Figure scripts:
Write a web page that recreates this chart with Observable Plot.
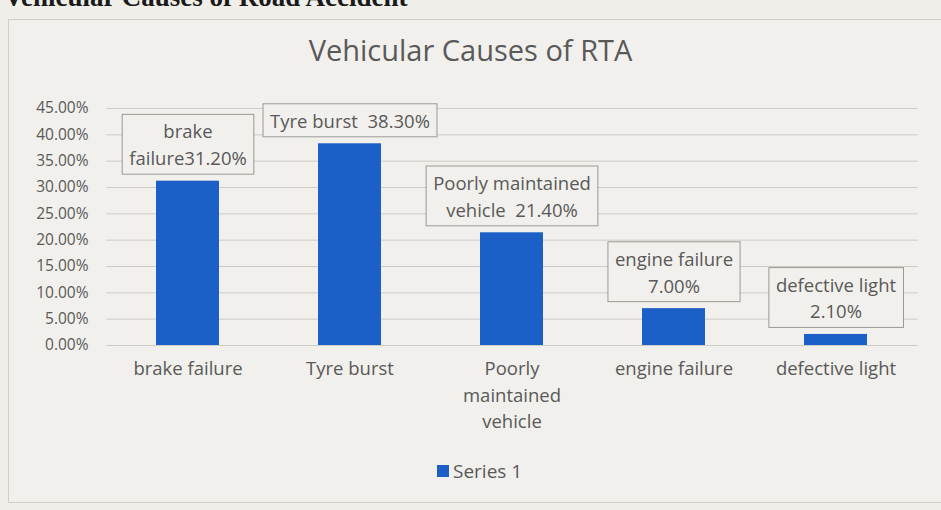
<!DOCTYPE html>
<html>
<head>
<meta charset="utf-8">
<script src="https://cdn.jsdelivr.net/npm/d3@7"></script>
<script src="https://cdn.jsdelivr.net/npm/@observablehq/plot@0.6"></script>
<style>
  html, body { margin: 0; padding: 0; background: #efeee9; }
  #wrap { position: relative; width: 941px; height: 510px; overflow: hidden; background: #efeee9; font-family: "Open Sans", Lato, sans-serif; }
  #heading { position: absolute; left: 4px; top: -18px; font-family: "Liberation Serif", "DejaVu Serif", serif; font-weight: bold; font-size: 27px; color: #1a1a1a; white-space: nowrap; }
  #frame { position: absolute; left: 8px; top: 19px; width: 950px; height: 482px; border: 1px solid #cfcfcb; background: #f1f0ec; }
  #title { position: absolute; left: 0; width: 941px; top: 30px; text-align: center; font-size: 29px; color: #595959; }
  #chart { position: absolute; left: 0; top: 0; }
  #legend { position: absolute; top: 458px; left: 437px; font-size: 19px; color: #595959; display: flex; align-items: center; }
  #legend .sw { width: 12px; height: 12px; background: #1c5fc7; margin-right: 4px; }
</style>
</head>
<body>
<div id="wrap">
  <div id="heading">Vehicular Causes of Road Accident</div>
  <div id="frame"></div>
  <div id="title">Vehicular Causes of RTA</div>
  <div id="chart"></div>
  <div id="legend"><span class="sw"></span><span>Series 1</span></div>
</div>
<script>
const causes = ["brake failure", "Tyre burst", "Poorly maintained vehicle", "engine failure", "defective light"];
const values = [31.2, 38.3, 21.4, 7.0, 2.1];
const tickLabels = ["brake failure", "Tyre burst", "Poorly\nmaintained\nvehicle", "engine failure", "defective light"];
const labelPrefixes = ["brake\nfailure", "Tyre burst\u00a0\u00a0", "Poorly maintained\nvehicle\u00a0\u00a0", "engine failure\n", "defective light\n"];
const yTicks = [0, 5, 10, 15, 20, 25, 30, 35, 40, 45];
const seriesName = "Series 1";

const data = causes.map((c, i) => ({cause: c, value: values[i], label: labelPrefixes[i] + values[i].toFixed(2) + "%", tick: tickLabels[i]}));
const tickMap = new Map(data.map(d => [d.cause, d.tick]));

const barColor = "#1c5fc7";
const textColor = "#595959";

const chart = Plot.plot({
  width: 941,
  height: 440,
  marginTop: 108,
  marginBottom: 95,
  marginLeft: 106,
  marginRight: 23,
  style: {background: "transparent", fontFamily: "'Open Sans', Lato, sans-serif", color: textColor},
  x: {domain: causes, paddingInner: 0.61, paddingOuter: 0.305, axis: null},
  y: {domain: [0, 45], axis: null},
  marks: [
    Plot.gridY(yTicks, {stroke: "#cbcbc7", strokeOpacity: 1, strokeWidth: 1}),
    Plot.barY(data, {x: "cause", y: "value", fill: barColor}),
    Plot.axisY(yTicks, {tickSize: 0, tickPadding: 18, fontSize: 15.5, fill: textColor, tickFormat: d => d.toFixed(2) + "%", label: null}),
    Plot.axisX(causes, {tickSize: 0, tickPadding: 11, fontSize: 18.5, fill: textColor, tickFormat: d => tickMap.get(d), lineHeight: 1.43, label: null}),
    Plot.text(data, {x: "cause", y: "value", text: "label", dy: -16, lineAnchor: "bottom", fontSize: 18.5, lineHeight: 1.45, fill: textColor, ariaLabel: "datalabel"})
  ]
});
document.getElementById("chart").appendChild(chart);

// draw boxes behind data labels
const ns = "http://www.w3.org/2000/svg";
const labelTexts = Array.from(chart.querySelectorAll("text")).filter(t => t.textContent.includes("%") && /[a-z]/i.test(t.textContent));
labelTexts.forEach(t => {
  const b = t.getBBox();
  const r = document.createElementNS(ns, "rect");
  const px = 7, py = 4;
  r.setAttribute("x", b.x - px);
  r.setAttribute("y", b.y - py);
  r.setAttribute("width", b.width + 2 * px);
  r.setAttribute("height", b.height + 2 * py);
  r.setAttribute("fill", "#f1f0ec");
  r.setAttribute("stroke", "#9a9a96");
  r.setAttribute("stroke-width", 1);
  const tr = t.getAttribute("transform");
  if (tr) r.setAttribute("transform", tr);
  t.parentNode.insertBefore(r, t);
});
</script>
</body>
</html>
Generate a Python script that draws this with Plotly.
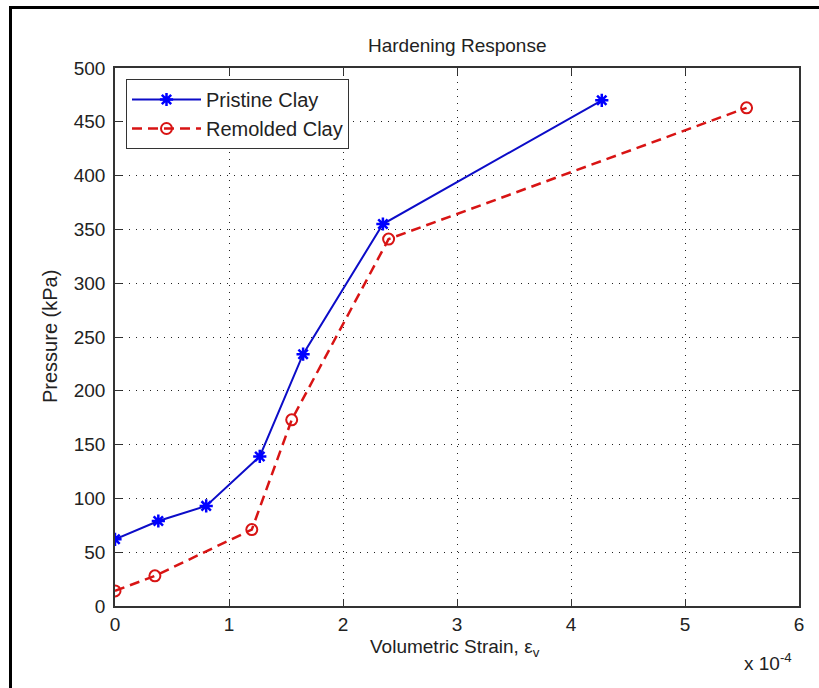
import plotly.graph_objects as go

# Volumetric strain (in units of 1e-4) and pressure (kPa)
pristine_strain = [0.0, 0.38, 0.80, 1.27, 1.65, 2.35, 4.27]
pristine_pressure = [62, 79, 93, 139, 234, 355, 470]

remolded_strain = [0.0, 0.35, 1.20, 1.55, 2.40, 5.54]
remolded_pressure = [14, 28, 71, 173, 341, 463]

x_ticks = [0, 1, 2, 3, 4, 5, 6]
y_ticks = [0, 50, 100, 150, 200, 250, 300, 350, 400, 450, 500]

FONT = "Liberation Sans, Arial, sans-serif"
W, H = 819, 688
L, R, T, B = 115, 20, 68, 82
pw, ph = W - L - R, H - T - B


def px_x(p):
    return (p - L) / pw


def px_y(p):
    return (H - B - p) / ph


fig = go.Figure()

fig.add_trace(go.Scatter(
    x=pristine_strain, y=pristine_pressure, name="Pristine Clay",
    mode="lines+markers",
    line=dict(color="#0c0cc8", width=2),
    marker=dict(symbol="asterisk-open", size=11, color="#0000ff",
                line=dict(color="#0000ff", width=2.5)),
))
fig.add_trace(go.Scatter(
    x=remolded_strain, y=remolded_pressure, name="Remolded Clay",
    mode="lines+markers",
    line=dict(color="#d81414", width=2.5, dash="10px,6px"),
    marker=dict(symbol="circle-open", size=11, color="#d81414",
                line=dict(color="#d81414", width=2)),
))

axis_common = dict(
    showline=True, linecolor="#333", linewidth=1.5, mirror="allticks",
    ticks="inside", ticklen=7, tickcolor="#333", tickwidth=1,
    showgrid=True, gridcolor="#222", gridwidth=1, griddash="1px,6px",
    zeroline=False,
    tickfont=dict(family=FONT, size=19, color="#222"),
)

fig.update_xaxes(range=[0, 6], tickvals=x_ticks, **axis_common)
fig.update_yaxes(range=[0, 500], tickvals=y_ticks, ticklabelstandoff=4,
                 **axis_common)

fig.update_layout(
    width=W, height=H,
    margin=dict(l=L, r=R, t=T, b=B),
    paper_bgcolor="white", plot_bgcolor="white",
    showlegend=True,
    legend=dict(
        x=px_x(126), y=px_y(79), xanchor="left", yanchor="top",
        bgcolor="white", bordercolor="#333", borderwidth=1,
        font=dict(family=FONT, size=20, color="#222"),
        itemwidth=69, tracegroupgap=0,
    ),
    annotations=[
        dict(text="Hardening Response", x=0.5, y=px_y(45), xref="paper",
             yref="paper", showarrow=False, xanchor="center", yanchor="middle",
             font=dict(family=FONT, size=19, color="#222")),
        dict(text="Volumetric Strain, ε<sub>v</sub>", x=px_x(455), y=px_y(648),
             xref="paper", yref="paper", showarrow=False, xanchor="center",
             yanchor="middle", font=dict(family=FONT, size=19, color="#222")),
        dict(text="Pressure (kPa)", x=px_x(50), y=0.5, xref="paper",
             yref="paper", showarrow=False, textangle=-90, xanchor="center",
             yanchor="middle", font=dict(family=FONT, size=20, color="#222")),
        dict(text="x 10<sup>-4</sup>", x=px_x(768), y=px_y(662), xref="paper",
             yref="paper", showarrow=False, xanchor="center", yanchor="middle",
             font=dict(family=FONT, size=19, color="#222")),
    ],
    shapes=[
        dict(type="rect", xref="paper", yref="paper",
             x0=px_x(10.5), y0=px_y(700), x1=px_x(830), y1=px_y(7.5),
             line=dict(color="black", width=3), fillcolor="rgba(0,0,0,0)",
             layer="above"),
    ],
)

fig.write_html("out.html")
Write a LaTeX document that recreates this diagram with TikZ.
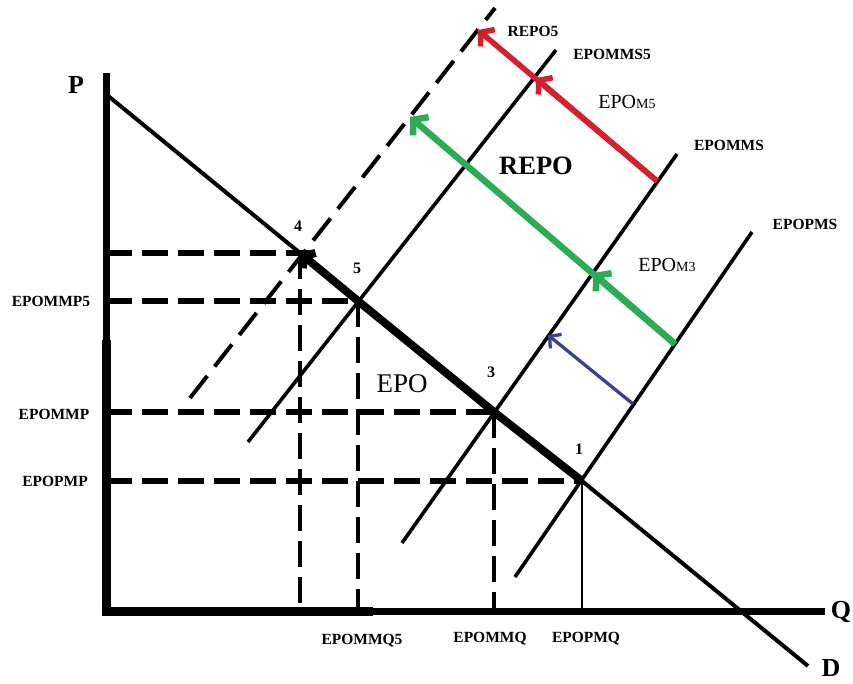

* **WHAT YOU HAVE TO DO**
Count how many lines of the data include the word "chart". Your reply should be that number alone.

* **PROBLEM SOLUTION**
6